Much of this work attempted to assign numbers to these impacts: Minnesota’s annual Brainerd Jaycees Ice Fishing Extravaganza brings in an estimated US$1 million per year, for example. And the opening of ice roads in northern Canada have been delayed by as much as three weeks, which tightens the time window within which residents can use the routes for inexpensive travel to see loved ones and get items they need.
But the study also notes that “many human uses related to lake and river ice, such as a loss of sense of place, are more difficult to evaluate empirically and to assign a dollar value.”
Though icy winters are part of Canada’s cultural identity, Sharma said, we have to start thinking about our sense of place in the world will shift along with the climate.
Skating on the Rideau Canal may become rare.

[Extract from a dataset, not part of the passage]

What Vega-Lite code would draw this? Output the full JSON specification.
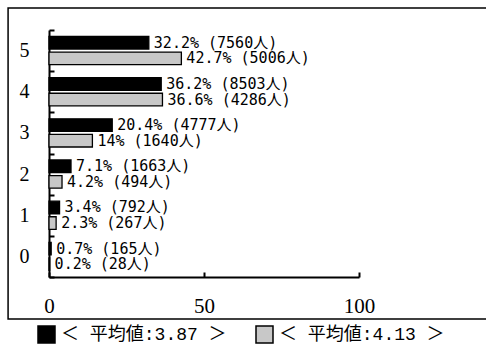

And festivals like the Quebec City Winter Carnival may change, too, as the cold months become warmer.
Life in Canada and abroad is intertwined with ice. But the loss of winter could alter our traditions and livelihoods, a new study has found.
“Tobogganing was a big part of (my generation’s) childhood, and it's something that isn't as common anymore. So even in southwestern Ontario, and in Toronto, we're experiencing this loss of winter,” Sharma said.
“I think it means something different for different people. There's this emotional loss, but this also translates to cultural losses.”
Ice traditions have documented centuries of climate change
In some cases, the researchers found historical records of ice-reliant traditions stretching back centuries before the industrial revolution, when humans began emitting huge amounts of carbon.
The Shinto ceremony was one example, with documentation of ice cover on Lake Suwa, in central Japan, starting in 1443. The archive was updated and maintained by generations of Shinto priests, who documented the formation of an ice ridge that legend says is formed by the footsteps of one god crossing the lake to visit another.
This used to happen nearly every year — the formation of the ridge was a signal to begin a process to purify minds, bodies and homes. For the first 250 years of record-keeping, there were only three years where Lake Suwa didn’t freeze. But since 1989, the lake has failed to freeze 21 times.
“We have a really long track record that can really tell us about how climate is changing and how rapidly it's changing,” Sharma said.
“(Lake Suwa) is perfect example of a tradition that may be lost in the coming decade,” said Sharma.